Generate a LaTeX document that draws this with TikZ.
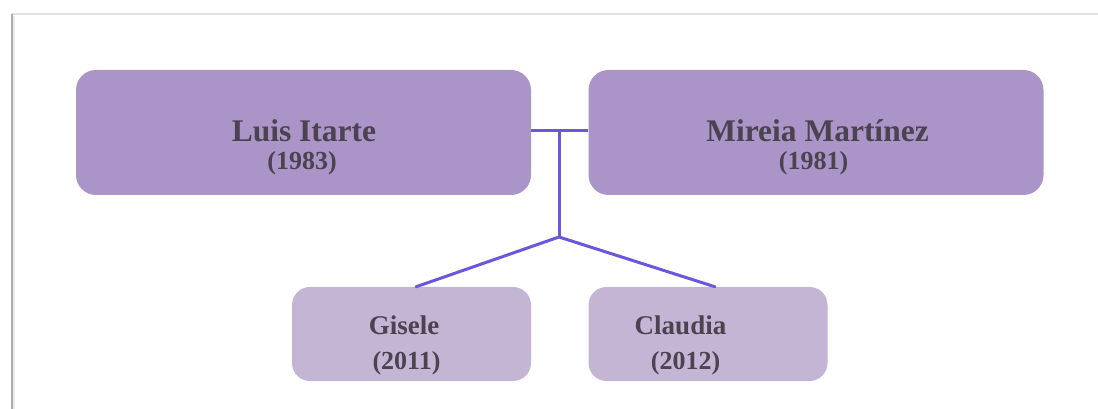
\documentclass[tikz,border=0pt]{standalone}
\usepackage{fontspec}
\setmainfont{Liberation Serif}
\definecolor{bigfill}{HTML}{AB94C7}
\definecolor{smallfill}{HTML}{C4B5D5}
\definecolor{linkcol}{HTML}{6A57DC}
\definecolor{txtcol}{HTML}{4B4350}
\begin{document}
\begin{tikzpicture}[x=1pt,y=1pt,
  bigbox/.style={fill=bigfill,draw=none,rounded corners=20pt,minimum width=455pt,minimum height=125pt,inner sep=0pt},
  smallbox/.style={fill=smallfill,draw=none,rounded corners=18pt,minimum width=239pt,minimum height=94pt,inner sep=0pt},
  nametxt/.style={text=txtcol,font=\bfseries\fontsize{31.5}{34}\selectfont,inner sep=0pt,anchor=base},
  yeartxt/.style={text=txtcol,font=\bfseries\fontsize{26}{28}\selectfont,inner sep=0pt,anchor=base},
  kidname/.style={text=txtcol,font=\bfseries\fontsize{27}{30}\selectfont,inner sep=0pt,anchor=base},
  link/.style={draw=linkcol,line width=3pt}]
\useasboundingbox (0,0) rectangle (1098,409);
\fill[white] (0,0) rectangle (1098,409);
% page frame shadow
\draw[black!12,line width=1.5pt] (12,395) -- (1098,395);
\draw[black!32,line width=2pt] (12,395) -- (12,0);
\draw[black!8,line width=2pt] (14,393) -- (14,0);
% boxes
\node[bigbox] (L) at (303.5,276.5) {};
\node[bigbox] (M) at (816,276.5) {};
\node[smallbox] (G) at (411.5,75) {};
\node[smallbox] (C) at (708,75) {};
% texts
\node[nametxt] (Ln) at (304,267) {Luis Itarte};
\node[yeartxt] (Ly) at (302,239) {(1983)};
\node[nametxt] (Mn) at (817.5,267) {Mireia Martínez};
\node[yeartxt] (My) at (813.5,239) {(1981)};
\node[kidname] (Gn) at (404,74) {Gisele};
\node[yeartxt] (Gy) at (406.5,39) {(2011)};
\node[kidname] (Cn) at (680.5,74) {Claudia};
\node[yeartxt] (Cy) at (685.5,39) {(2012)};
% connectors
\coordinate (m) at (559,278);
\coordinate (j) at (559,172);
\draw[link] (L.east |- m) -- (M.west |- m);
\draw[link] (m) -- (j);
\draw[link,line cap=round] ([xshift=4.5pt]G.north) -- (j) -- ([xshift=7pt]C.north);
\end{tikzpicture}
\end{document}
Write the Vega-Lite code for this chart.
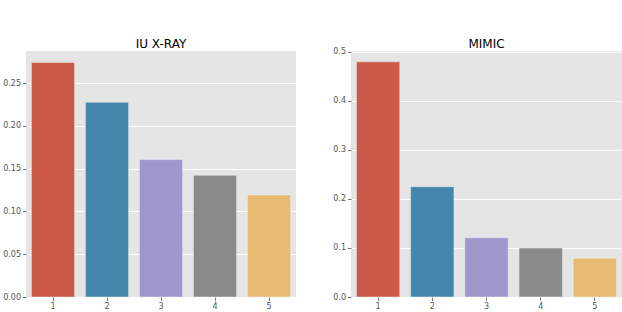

● AIM OF THE TASK
Copy all the lines of data exactly as they appear, dropping any images.

● THE SOLUTION
Generate a LaTeX document that draws this with TikZ.
\documentclass[tikz,border=0pt]{standalone}
\usepackage{fontspec}
\setmainfont{Liberation Serif}
\definecolor{bigfill}{HTML}{AB94C7}
\definecolor{smallfill}{HTML}{C4B5D5}
\definecolor{linkcol}{HTML}{6A57DC}
\definecolor{txtcol}{HTML}{4B4350}
\begin{document}
\begin{tikzpicture}[x=1pt,y=1pt,
  bigbox/.style={fill=bigfill,draw=none,rounded corners=20pt,minimum width=455pt,minimum height=125pt,inner sep=0pt},
  smallbox/.style={fill=smallfill,draw=none,rounded corners=18pt,minimum width=239pt,minimum height=94pt,inner sep=0pt},
  nametxt/.style={text=txtcol,font=\bfseries\fontsize{31.5}{34}\selectfont,inner sep=0pt,anchor=base},
  yeartxt/.style={text=txtcol,font=\bfseries\fontsize{26}{28}\selectfont,inner sep=0pt,anchor=base},
  kidname/.style={text=txtcol,font=\bfseries\fontsize{27}{30}\selectfont,inner sep=0pt,anchor=base},
  link/.style={draw=linkcol,line width=3pt}]
\useasboundingbox (0,0) rectangle (1098,409);
\fill[white] (0,0) rectangle (1098,409);
% page frame shadow
\draw[black!12,line width=1.5pt] (12,395) -- (1098,395);
\draw[black!32,line width=2pt] (12,395) -- (12,0);
\draw[black!8,line width=2pt] (14,393) -- (14,0);
% boxes
\node[bigbox] (L) at (303.5,276.5) {};
\node[bigbox] (M) at (816,276.5) {};
\node[smallbox] (G) at (411.5,75) {};
\node[smallbox] (C) at (708,75) {};
% texts
\node[nametxt] (Ln) at (304,267) {Luis Itarte};
\node[yeartxt] (Ly) at (302,239) {(1983)};
\node[nametxt] (Mn) at (817.5,267) {Mireia Martínez};
\node[yeartxt] (My) at (813.5,239) {(1981)};
\node[kidname] (Gn) at (404,74) {Gisele};
\node[yeartxt] (Gy) at (406.5,39) {(2011)};
\node[kidname] (Cn) at (680.5,74) {Claudia};
\node[yeartxt] (Cy) at (685.5,39) {(2012)};
% connectors
\coordinate (m) at (559,278);
\coordinate (j) at (559,172);
\draw[link] (L.east |- m) -- (M.west |- m);
\draw[link] (m) -- (j);
\draw[link,line cap=round] ([xshift=4.5pt]G.north) -- (j) -- ([xshift=7pt]C.north);
\end{tikzpicture}
\end{document}
Write the Vega-Lite code for this chart.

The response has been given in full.